Spesso i tuoi prodotti sono stati copiati. Quale reazione hai avuto?
"In casi del genere la prima reazione è di stizza, di rabbia, poi il fatto un po' ti inorgoglisce. Se hanno copiato un tuo effetto vuol dire che ha avuto successo e, se ha avuto successo, vuol dire che era valido. Ciò permette, oltretutto, di far conoscere il tuo prodotto a un publico più vasto, che può scegliere fra il tuo, originale, e la copia".
Quando vedi un tuo prodotto utilizzato in un angolo lontano del mondo, quale sensazione provi?
"Una sensazione piacevole, che ripaga di tutti gli sforzi, delle 12-13 ore al giorno passate in azienda a lavorare dietro quel prodotto. Insomma, vieni ricompensato dello sforzo e dell'impegno".
Franco Bertini, qual è lo stress maggiore nel tuo genere di lavoro?
"Dover sempre cercare qualcosa di nuovo, scovare la novità a tutti i costi. Eppoi il fatto che tu elabori un progetto, un programma, poi subentrano problemi di mercato, imprevisti tecnici e sei costretto a cambiare rotta, a modificare costantemente il programma iniziale".
Non è forse un mercato drogato dalla ricerca costante, spasmodica della novità?
"Non credo sia un problema solo del nostro mondo. Oggi in ogni ambiente si avverte questa esigenza, vedi, tanto per fare un esempio, computer e automobili.

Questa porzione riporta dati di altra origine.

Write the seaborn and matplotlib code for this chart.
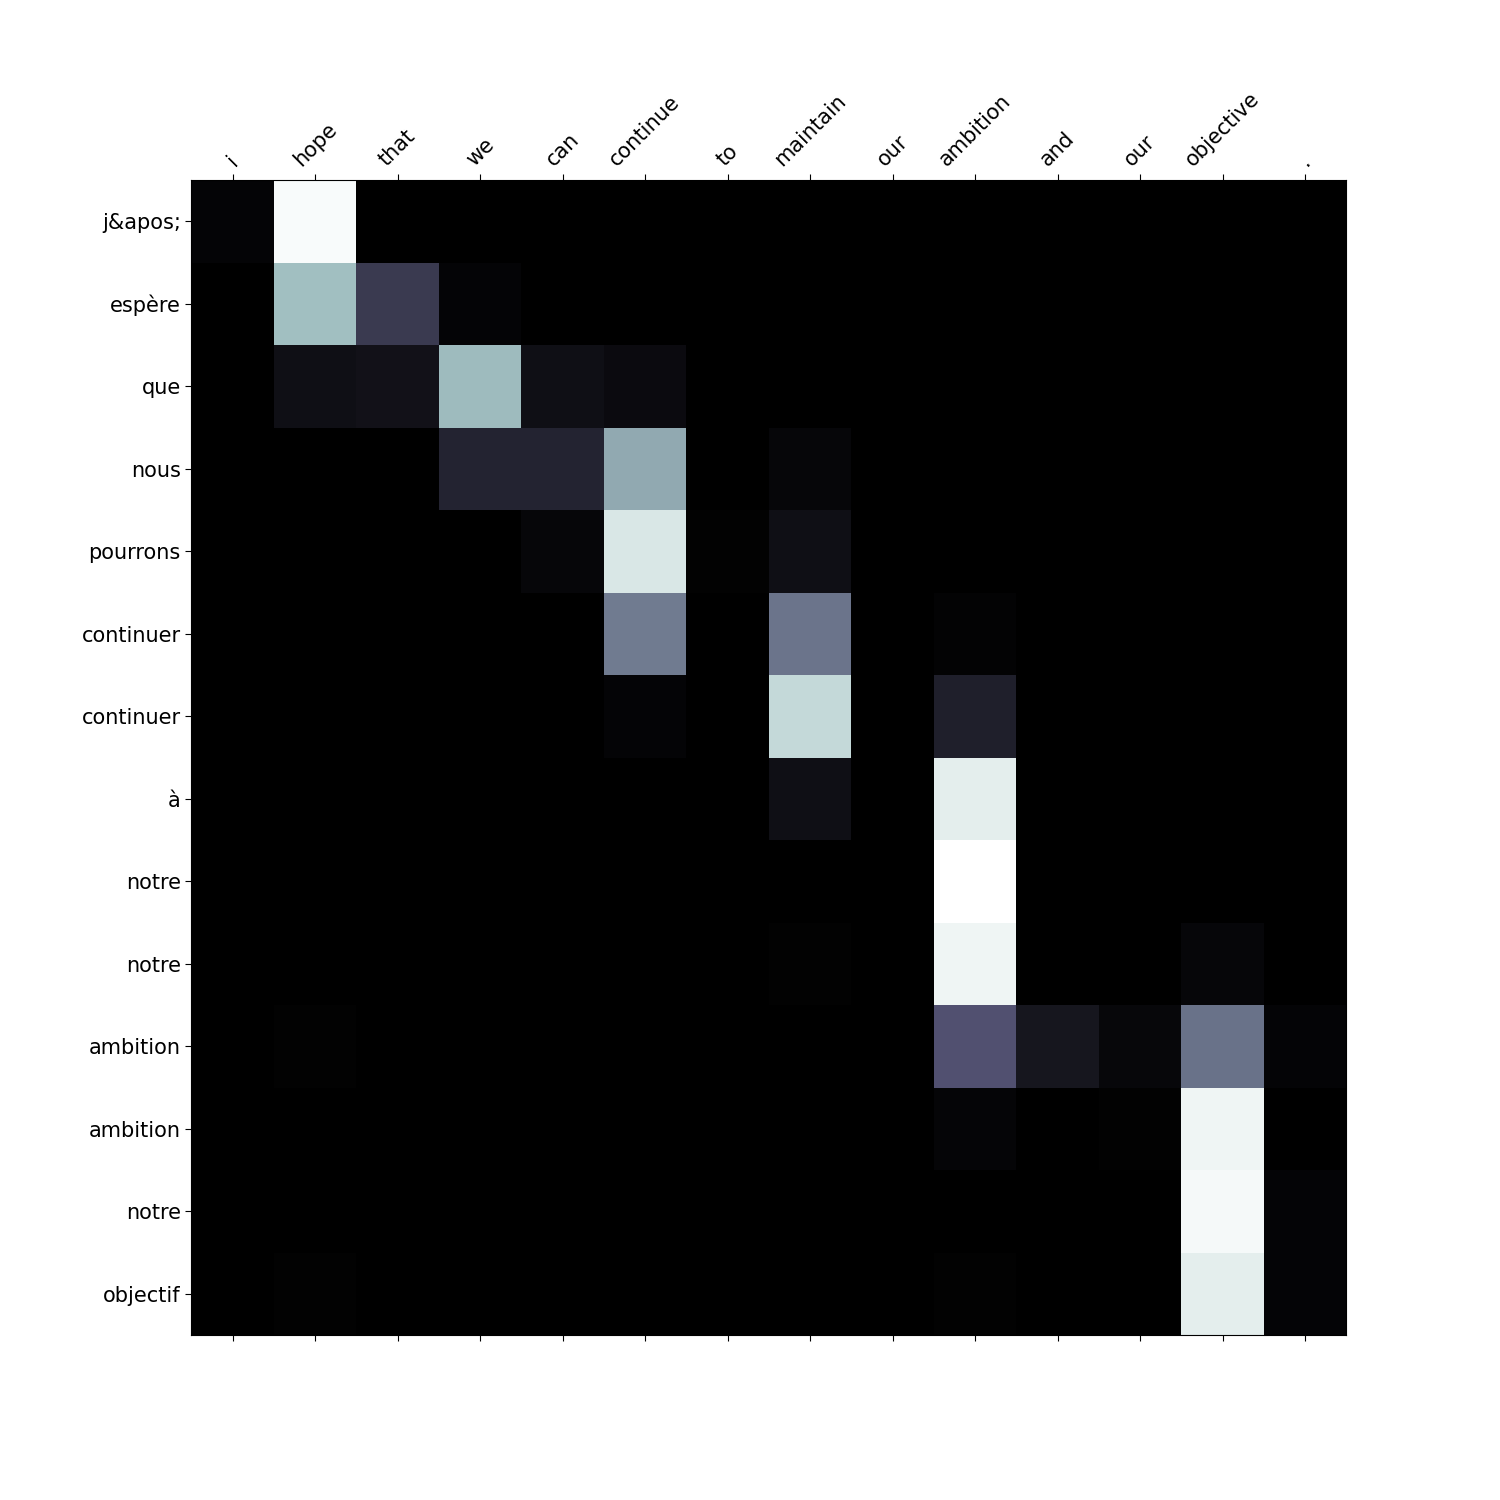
import numpy as np
import pandas as pd
import seaborn as sns
from matplotlib import pyplot as plt

# source (columns) and output (rows) tokens
input_words = ["i", "hope", "that", "we", "can", "continue", "to", "maintain",
               "our", "ambition", "and", "our", "objective", "."]
output_words = ["j&apos;", "espère", "que", "nous", "pourrons", "continuer",
                "continuer", "à", "notre", "notre", "ambition", "ambition",
                "notre", "objectif"]

# attention weights, one list per output word
att_japos = [0.02, 0.98, 0, 0, 0, 0, 0, 0, 0, 0, 0, 0, 0, 0]
att_espere = [0, 0.72, 0.26, 0.02, 0, 0, 0, 0, 0, 0, 0, 0, 0, 0]
att_que = [0, 0.07, 0.08, 0.71, 0.07, 0.05, 0, 0, 0, 0, 0, 0, 0, 0]
att_nous = [0, 0, 0, 0.16, 0.16, 0.65, 0, 0.03, 0, 0, 0, 0, 0, 0]
att_pourrons = [0, 0, 0, 0, 0.03, 0.89, 0.01, 0.07, 0, 0, 0, 0, 0, 0]
att_continuer1 = [0, 0, 0, 0, 0, 0.5, 0, 0.48, 0, 0.015, 0, 0, 0, 0]
att_continuer2 = [0, 0, 0, 0, 0, 0.02, 0, 0.83, 0, 0.14, 0, 0, 0, 0]
att_a = [0, 0, 0, 0, 0, 0, 0, 0.07, 0, 0.92, 0, 0, 0, 0]
att_notre1 = [0, 0, 0, 0, 0, 0, 0, 0, 0, 1.0, 0, 0, 0, 0]
att_notre2 = [0, 0, 0, 0, 0, 0, 0, 0.01, 0, 0.95, 0, 0, 0.03, 0]
att_ambition1 = [0, 0.01, 0, 0, 0, 0, 0, 0, 0, 0.36, 0.1, 0.035, 0.47, 0.02]
att_ambition2 = [0, 0, 0, 0, 0, 0, 0, 0, 0, 0.025, 0, 0.01, 0.95, 0]
att_notre3 = [0, 0, 0, 0, 0, 0, 0, 0, 0, 0, 0, 0, 0.97, 0.02]
att_objectif = [0, 0.01, 0, 0, 0, 0, 0, 0, 0, 0.01, 0, 0, 0.92, 0.02]

attention = pd.DataFrame(
    [att_japos, att_espere, att_que, att_nous, att_pourrons, att_continuer1,
     att_continuer2, att_a, att_notre1, att_notre2, att_ambition1,
     att_ambition2, att_notre3, att_objectif],
    index=output_words, columns=input_words)

fig, ax = plt.subplots(figsize=(15, 15), dpi=100)
sns.heatmap(attention, cmap="bone", cbar=False, square=True, ax=ax,
            xticklabels=True, yticklabels=True)

ax.xaxis.tick_top()
ax.xaxis.set_ticks_position("both")
ax.tick_params(axis="x", labelbottom=False, labeltop=True, length=4)
ax.tick_params(axis="y", length=4)
ax.set_xticklabels(input_words, rotation=45, fontsize=15)
ax.set_yticklabels(output_words, rotation=0, fontsize=15, va="center_baseline")
ax.set_xlabel("")
ax.set_ylabel("")
for spine in ax.spines.values():
    spine.set_visible(True)

fig.savefig("out.png", dpi=100)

Il vantaggio è che noi, se vogliamo, in pochi mesi e con molta buona volontà riusciamo a proporre una novità".
Un bilancio di questi 11 anni dello Studio Due?
"Inizialmente non avrei mai creduto di arrivare dove siamo arrivati. Ovviamente ci consideriamo ancora molto lontano dal capolinea, c'è ancora molto da fare. Cosa serve? Servono robusto ottimismo e determinazione. Del resto, un imprenditore privo di simili qualità non potrà mai raggiungere nessun obiettivo di particolare rilievo".